Through Goal 4 of the National Vaccine Plan, which is focused on the nation’s immunization infrastructure, the country has significantly improved its ability to monitor immunization coverage and vaccine effectiveness, as well as survey for vaccine preventable diseases. Recognizing the diversity of the adult population and adult vaccination providers, National Vaccine Advisory Committee (NVAC) has updated its Standards for Adult Immunization Practice to emphasize the responsibility of ALL providers of adult care to assess for, strongly recommend and provide appropriate vaccines, or refer the adult to a provider who immunizes. Our ability to detect and respond to outbreaks has been tested with pertussis and measles, and Hib disease outbreaks and the system has responded admirably. However, as pointed out in the recent NVAC report on the 317 program, the immunization infrastructure is fragile as a result of a lack of resources and from funding cuts, and we must commit resources and continue collaboratively to maintain this delicate system.
The implementation of the Affordable Care Act will play an important role in the elimination of financial barriers to immunizations for patients. Indeed, no-cost access to recommended vaccines will be much improved, especially for privately insured persons and those covered under expanded Medicaid. The NAIIS and others have worked to increase awareness among providers and the public about the impact of the Affordable Care Act, but continued education is necessary. Challenges remain, including persistent confusion about vaccine coverage within the Affordable Care Act. Additionally, the need to improve access points to vaccines for a large number of newly-eligible persons will stress the infrastructure. Vigilance is necessary to ensure the adequacy of payment to all providers of immunization services, especially as the Affordable Care Act improves access.

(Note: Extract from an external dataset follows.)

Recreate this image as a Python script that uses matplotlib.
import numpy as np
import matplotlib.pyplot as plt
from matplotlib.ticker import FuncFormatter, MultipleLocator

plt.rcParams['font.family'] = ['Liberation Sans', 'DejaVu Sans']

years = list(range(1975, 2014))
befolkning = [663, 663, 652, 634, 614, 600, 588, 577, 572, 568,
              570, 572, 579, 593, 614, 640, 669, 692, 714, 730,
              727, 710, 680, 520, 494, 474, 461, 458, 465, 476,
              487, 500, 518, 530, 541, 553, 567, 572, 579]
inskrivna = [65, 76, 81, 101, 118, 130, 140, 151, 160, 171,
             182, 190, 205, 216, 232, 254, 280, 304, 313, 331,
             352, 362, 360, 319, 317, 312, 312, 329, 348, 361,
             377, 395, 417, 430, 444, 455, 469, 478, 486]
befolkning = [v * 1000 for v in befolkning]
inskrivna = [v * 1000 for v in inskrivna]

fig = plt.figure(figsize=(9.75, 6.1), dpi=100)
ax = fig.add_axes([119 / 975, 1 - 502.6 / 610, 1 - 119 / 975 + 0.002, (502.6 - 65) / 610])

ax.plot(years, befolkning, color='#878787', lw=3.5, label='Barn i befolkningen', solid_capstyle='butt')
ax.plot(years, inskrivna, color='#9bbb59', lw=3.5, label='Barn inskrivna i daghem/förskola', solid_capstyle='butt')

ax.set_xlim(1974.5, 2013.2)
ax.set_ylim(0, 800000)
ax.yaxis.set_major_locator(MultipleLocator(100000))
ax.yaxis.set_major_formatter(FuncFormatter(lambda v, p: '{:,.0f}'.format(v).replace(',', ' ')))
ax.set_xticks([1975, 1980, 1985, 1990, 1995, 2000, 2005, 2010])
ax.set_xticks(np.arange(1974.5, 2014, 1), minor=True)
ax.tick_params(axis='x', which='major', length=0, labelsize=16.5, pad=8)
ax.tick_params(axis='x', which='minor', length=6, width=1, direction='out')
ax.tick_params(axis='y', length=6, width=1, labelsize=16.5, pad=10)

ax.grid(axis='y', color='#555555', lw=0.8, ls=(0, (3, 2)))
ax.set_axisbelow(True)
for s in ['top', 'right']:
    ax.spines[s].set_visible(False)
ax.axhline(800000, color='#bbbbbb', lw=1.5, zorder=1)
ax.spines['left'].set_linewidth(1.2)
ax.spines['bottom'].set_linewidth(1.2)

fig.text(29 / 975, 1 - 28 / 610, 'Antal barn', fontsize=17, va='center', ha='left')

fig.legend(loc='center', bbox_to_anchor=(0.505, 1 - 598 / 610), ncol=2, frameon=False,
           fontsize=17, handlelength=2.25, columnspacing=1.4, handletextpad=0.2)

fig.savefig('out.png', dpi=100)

As we improve the immunization infrastructure, an adequate vaccine supply is necessary. More significantly, we need to be able to determine the status of vaccine supply at any given time. As the National Vaccine Plan is implemented, we must continue to respect the importance of our vaccine manufacturers, and to support continued research and development into new vaccines. NVPO’s collaboration with the Institute of Medicine to prioritize vaccines for research and development is an excellent starting point.

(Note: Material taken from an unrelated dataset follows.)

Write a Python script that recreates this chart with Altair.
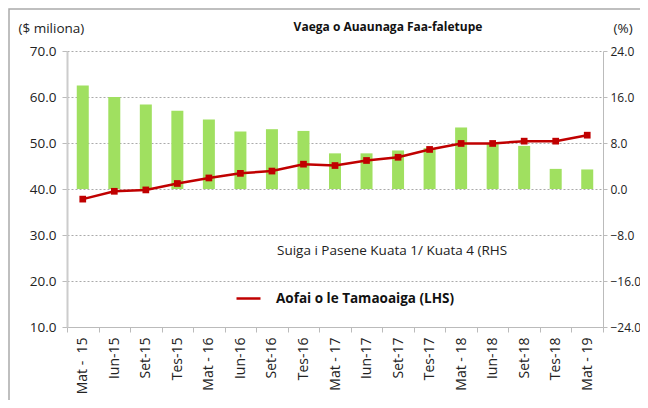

Integration of Immunization Information Systems (IIS) into Electronic Health Records (EHRs) is necessary to improve assessment, administration, and documentation of immunizations. Perhaps more importantly, this important component of our infrastructure will allow us to measure the outcomes from our immunization efforts. As immunizations, particularly for adults, are provided at multiple access points, the ability to record immunizations received into an integrated system is critical. If meaningful use is successfully implemented, health systems, providers, patients, and public health will be able to harness the data from IIS and EHRs to improve immunization activities.

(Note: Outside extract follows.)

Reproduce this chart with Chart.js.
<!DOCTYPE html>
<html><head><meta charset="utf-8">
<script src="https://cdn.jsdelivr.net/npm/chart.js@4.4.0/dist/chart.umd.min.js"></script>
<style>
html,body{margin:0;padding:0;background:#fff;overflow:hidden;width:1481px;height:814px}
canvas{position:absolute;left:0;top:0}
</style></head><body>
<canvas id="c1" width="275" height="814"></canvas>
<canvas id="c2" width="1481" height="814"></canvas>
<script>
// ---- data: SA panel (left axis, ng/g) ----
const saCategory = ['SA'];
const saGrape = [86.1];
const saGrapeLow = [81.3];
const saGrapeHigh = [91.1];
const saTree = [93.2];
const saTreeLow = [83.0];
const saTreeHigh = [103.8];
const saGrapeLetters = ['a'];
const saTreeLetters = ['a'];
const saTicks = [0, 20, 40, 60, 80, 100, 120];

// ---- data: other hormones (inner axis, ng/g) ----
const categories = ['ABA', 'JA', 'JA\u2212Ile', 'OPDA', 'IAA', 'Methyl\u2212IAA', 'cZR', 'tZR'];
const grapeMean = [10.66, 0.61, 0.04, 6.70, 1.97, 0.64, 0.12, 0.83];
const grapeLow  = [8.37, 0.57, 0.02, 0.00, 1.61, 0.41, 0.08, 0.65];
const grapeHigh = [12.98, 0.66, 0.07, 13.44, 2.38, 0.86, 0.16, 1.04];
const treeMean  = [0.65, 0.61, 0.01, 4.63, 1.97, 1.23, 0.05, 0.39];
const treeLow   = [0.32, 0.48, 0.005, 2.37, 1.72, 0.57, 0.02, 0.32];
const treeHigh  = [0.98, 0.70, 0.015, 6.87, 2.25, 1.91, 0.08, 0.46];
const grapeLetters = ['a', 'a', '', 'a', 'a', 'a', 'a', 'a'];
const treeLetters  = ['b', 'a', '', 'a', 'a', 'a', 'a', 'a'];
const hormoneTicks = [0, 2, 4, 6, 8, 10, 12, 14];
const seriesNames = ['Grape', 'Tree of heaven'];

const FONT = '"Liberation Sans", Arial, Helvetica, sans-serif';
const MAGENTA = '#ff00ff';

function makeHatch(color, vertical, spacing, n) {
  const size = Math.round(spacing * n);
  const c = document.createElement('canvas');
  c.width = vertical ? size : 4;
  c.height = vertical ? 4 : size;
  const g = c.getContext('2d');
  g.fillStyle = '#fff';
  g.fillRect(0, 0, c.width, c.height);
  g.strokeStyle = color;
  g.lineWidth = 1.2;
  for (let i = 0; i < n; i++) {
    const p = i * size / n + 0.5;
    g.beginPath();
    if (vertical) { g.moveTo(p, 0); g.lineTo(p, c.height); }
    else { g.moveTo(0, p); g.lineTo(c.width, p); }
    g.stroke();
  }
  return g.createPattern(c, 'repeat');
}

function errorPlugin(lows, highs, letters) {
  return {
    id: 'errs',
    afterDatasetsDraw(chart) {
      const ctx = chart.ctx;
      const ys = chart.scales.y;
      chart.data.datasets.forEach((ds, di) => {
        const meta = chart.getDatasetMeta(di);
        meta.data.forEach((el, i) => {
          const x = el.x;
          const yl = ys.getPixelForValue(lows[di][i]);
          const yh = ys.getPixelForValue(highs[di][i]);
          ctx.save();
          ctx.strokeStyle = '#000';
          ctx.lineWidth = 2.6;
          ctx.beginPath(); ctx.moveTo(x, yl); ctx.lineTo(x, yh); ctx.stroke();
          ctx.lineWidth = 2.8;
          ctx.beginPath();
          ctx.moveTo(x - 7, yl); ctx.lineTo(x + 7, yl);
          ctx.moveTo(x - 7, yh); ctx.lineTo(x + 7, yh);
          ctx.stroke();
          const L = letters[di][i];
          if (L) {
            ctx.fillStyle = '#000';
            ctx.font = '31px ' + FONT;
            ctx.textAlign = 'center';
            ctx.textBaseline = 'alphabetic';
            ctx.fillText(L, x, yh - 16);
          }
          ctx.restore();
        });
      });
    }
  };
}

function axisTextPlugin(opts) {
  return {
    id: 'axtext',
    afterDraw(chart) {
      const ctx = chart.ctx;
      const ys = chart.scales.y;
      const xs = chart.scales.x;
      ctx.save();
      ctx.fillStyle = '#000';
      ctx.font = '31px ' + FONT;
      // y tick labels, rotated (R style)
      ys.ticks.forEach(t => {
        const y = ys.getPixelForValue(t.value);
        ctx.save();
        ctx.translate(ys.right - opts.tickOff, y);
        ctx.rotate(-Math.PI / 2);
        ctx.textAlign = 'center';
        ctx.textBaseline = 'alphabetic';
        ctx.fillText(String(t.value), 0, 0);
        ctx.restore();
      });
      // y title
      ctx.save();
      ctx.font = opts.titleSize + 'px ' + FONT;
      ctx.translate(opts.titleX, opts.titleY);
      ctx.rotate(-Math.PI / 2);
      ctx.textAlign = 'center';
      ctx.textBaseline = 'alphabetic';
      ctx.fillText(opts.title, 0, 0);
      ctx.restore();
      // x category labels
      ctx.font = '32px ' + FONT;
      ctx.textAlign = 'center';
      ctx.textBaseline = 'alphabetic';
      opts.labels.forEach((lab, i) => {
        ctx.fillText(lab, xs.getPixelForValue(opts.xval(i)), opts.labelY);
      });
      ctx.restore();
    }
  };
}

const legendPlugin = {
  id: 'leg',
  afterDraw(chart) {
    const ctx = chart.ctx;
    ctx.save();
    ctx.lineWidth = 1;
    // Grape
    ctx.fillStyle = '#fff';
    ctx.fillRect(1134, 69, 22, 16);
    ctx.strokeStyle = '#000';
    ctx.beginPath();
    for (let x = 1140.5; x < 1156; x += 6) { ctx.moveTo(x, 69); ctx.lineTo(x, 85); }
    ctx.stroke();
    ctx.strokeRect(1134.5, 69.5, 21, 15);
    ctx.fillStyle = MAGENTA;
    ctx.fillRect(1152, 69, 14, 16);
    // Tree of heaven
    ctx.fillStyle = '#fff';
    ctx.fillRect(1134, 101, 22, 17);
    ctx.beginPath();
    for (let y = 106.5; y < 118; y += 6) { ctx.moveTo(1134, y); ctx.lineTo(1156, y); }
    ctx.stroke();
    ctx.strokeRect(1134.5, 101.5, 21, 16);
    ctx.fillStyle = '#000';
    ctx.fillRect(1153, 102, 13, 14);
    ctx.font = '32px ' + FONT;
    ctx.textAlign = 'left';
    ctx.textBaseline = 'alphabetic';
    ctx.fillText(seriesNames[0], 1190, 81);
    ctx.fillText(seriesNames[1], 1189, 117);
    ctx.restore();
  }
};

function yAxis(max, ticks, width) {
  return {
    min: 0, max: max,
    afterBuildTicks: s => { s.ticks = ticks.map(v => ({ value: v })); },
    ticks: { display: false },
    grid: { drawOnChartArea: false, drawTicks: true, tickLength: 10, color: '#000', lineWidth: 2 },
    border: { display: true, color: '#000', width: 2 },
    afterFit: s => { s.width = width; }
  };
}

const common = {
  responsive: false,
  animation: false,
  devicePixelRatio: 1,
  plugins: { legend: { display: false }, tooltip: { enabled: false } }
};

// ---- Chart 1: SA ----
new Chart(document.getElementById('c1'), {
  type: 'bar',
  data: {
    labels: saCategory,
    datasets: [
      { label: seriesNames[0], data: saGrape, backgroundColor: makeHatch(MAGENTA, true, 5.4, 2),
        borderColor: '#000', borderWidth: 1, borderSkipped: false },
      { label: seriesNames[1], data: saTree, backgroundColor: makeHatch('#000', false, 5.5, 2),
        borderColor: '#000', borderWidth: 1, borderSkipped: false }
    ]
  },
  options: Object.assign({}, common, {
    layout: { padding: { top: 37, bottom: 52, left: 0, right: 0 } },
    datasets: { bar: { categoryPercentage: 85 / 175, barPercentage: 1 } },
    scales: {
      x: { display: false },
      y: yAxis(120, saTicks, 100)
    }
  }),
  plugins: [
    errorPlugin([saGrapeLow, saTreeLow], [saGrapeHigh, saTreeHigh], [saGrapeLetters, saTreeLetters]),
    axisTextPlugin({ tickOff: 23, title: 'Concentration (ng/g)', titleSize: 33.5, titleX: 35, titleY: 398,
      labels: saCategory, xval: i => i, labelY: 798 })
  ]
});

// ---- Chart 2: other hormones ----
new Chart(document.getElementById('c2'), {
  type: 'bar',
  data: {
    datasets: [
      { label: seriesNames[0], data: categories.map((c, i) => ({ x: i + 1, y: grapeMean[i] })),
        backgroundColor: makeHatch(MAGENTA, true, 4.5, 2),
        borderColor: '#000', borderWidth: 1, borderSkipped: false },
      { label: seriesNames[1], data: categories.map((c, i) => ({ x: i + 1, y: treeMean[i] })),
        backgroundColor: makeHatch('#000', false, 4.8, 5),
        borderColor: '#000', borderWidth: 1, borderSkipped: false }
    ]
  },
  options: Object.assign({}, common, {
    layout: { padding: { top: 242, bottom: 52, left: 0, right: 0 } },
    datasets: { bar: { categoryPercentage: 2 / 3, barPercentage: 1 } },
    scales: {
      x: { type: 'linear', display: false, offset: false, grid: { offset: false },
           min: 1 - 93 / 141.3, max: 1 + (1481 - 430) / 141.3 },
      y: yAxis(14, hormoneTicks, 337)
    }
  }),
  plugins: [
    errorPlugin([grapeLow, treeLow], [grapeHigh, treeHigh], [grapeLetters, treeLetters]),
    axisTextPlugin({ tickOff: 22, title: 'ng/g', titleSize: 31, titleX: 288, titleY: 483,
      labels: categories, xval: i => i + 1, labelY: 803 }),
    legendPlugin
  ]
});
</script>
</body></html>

In conclusion, the remarkable health and cost benefits that we have achieved in immunization can only be advanced if the nation values the immunization infrastructure that is its foundation. As a country we need to commit the resources (financial and otherwise) necessary to advance the bold vision of Goal 4 of the NVP and the progress it promises. In addition, it is imperative that the existing critical, but often invisible, immunization infrastructure not collapse as a result of lack of funding or political will. Should this happen, the public will lose the hard fought gains in immunizations that we have accomplished.